Rows from a dataset of charts and code:
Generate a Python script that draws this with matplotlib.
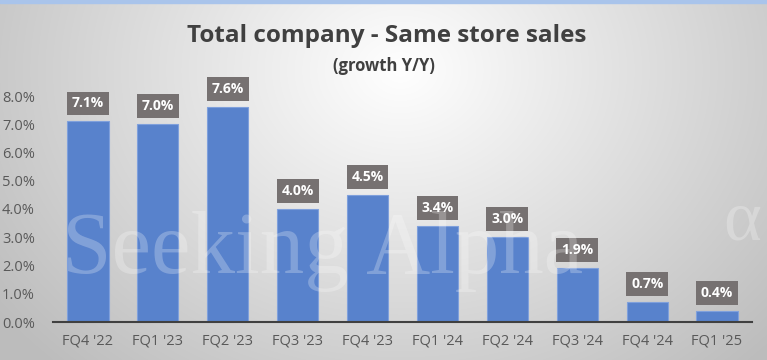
import numpy as np
import matplotlib
matplotlib.use('Agg')
import matplotlib.pyplot as plt

quarters = ["FQ4 '22", "FQ1 '23", "FQ2 '23", "FQ3 '23", "FQ4 '23",
            "FQ1 '24", "FQ2 '24", "FQ3 '24", "FQ4 '24", "FQ1 '25"]
growth = [7.1, 7.0, 7.6, 4.0, 4.5, 3.4, 3.0, 1.9, 0.7, 0.4]
yticks = [0, 1, 2, 3, 4, 5, 6, 7, 8]

plt.rcParams['font.family'] = ['Open Sans', 'DejaVu Sans']

W, H = 767, 360
fig = plt.figure(figsize=(W/100, H/100), dpi=100)

# background : radial grey gradient, light at top centre
bg = fig.add_axes([0, 0, 1, 1])
yy, xx = np.mgrid[0:H, 0:W]
d = np.sqrt(((xx-400)/520.)**2 + ((yy-70)/420.)**2)
g = np.clip(1.0 - 0.27*d, 0.74, 1.0)
bg.imshow(np.dstack([g, g, g]), extent=[0, W, H, 0], aspect='auto')
bg.add_patch(plt.Rectangle((0, 0), W, 3, color='#a9c4eb'))
bg.set_xlim(0, W); bg.set_ylim(H, 0)
bg.axis('off')

bg.text(W/2 + 3, 36, 'Total company - Same store sales', ha='center', va='center',
        fontsize=17.5, fontweight='bold', color='#404040')
bg.text(W/2, 66, '(growth Y/Y)', ha='center', va='center',
        fontsize=12, fontweight='bold', color='#404040')

ax = fig.add_axes([53/W, 1-322/H, (752-53)/W, (322-96)/H])
ax.patch.set_alpha(0)
x = np.arange(len(quarters))
ax.bar(x, growth, width=0.59, color='#5882cc', edgecolor='#7fa0dc', linewidth=0.8, zorder=2)

for xi, v in zip(x, growth):
    ax.annotate(f'{v:.1f}%', (xi, v), xytext=(0, 13), textcoords='offset points',
                ha='center', va='center', fontsize=10, fontweight='bold', color='white',
                bbox=dict(boxstyle='square,pad=0.35', fc='#767171', ec='none'), zorder=4)

ax.set_xlim(-0.5, 9.5)
ax.set_ylim(0, 8)
ax.set_yticks(yticks)
ax.set_yticklabels([f'{t:.1f}%' for t in yticks])
ax.set_xticks(x)
ax.set_xticklabels(quarters)
ax.tick_params(length=0, labelsize=10.5, colors='#595959', pad=8)
ax.tick_params(axis='y', pad=13)
for s in ['top', 'right', 'left']:
    ax.spines[s].set_visible(False)
ax.spines['bottom'].set_color('#404040')
ax.spines['bottom'].set_linewidth(1.5)

# watermark on top of everything
fig.text(62/W, 1-252/H, 'Seeking Alpha', ha='left', va='center', fontsize=64,
         family='Liberation Serif', color='white', alpha=0.25, zorder=10)
fig.text(742/W, 1-222/H, '\u03b1', ha='center', va='center', fontsize=52,
         family='Liberation Serif', color='white', alpha=0.25, zorder=10)

fig.savefig('out.png', dpi=100)
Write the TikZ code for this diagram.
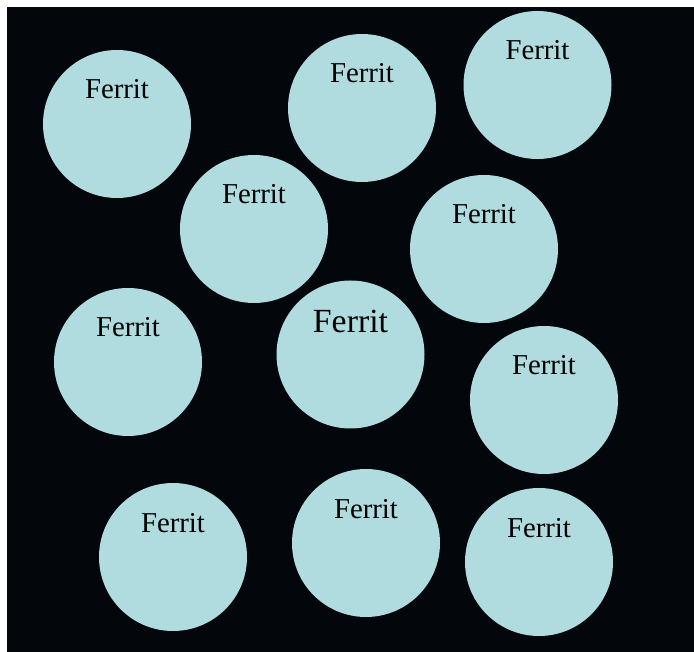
\documentclass[tikz,border=0pt]{standalone}
\usepackage{fontspec}
\setmainfont{Liberation Serif}
\definecolor{bgc}{HTML}{03060B}
\definecolor{grain}{HTML}{B0DCE0}
\begin{document}
\begin{tikzpicture}[x=1pt,y=-1pt,
  grainc/.style={circle,fill=grain,draw=none,minimum size=148pt,inner sep=0pt},
  lab/.style={anchor=base,text=black,inner sep=0pt,font=\fontsize{28.8}{30}\selectfont},
  biglab/.style={anchor=base,text=black,inner sep=0pt,font=\fontsize{33.8}{36}\selectfont}]
\useasboundingbox (0,0) rectangle (694,652);
\fill[white] (0,0) rectangle (694,652);
\fill[bgc] (7,7) rectangle (694,652);
\foreach \n/\x/\y in {g1/117/124, g2/362/108, g3/537.5/85, g4/254/229, g5/484/249, g6/128/362, g8/544/400, g9/173/557, g10/366/543, g11/539/562}{
  \node[grainc] (\n) at (\x,\y) {};
  \node[lab] (\n l) at (\x,\y-25) {Ferrit};
}
\node[grainc] (g7) at (350.5,354.5) {};
\node[biglab] (g7l) at (350.5,333) {Ferrit};
\end{tikzpicture}
\end{document}
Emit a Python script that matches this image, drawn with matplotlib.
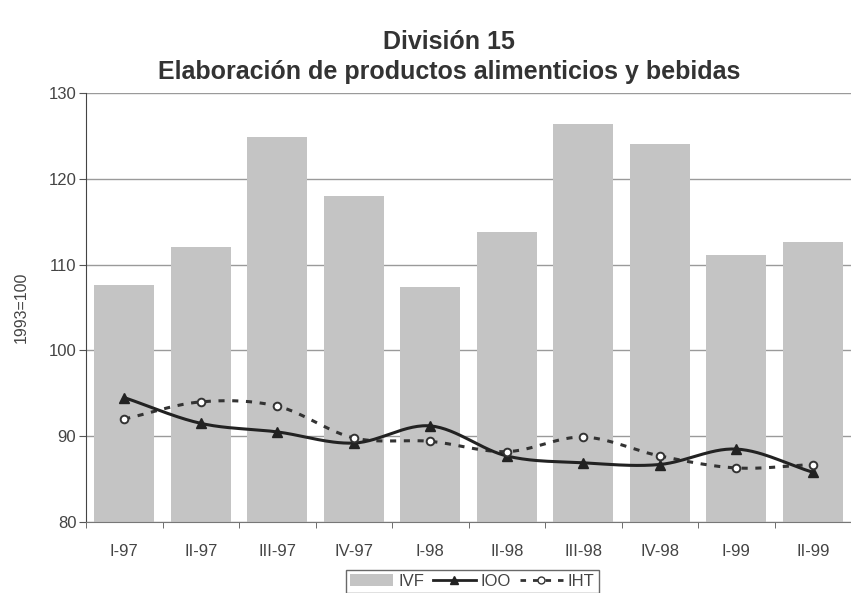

Exercise prompt » Write down every line from the opening of the listing to the line with "fig = plt.figure(figsize=(W/100, H/100), dpi=100)", both included, and nothing else; the pictures are omitted.

Full solution »
Generate a Python script that draws this with matplotlib.
import numpy as np
import matplotlib
matplotlib.use('Agg')
import matplotlib.pyplot as plt

quarters = ["FQ4 '22", "FQ1 '23", "FQ2 '23", "FQ3 '23", "FQ4 '23",
            "FQ1 '24", "FQ2 '24", "FQ3 '24", "FQ4 '24", "FQ1 '25"]
growth = [7.1, 7.0, 7.6, 4.0, 4.5, 3.4, 3.0, 1.9, 0.7, 0.4]
yticks = [0, 1, 2, 3, 4, 5, 6, 7, 8]

plt.rcParams['font.family'] = ['Open Sans', 'DejaVu Sans']

W, H = 767, 360
fig = plt.figure(figsize=(W/100, H/100), dpi=100)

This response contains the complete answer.